For those of you who had no idea, we are getting married. There you go, that’s about as public a post as it would get I guess.
He’s a good man, and I am a lucky girl. Hence the marriage. Did you know nice guys make excellent lovers? haaah. It’s true. When I was 18 all I wanted was a bad guy. Found the scum of the earth didn’t I? Oh well. All that’s behind me now. *touch wood*
Anyway, while weddings are happy occassions, ( Let’s talk about why we need to get married in another post maybe , I have a few theories on my own ) getting married and going away to build your own life is by no means any less scary than it sounds.
Yes it’s exciting. We are excited about making our own home, choosing furniture and color and arguing about functionality vs outer appeal ( Another post, another time ) and what we’d do in our free time, and about making our own traditions. I am personally really excited about the back yard and having tea in the garden.

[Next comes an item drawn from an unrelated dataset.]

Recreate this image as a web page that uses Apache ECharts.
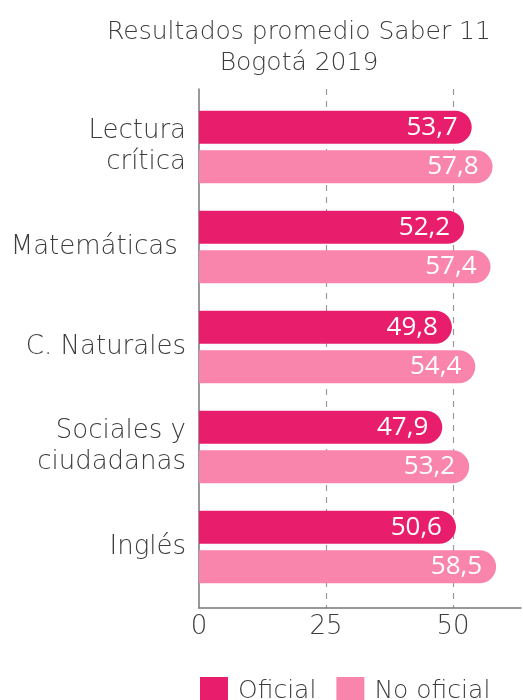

But it’s a difficult choice. To grow up. The very fiber of my being fights against it. It’s that time in my life when I am seeing everyone growing up and my friends getting married one by one , leaving their families to build their own, some leaving the country altogether. I see their parents, ( and mine ) being left at home to tend to their own lives, the children visiting whenever they can. Parents are retiring. Younger siblings are graduating. Some of the married ones are getting pregnant in the mean time. It’s as if I can almost see ourselves getting old and our skin wrinkling. *shudder*.
Thinking about this process utterly saddens me.
I wanna stay young forever. I wanna be fabulous at all times. And more importantly, I don’t want any regrets. The kind of regret that will keep me up at night wondering why I never got any more time with my family than I did. My parents shouldn’t have to feel lonely when I am away. My siblings shouldn’t have to feel as if they have to struggle to get my attention. And my friend’s babies? Why mustn’t they get to know someone as fabulous as me?
I want it all. The guy, the marriage ( less so the wedding for me personally ) , and enough time for the people I love. Is that too much to ask for? Will I get stuck in my own world, working and trying desperately to make time for them and my self? I want to invest time in the relationship , the garden, the house. The walls need art. The floor needs a hand woven rug. the couch needs throw pillows. Everyone around you needs a bit of your love and your time.
Not going to get it all , sitting here at work, wasting away my hours in exchange of a pay cheque. Am I now.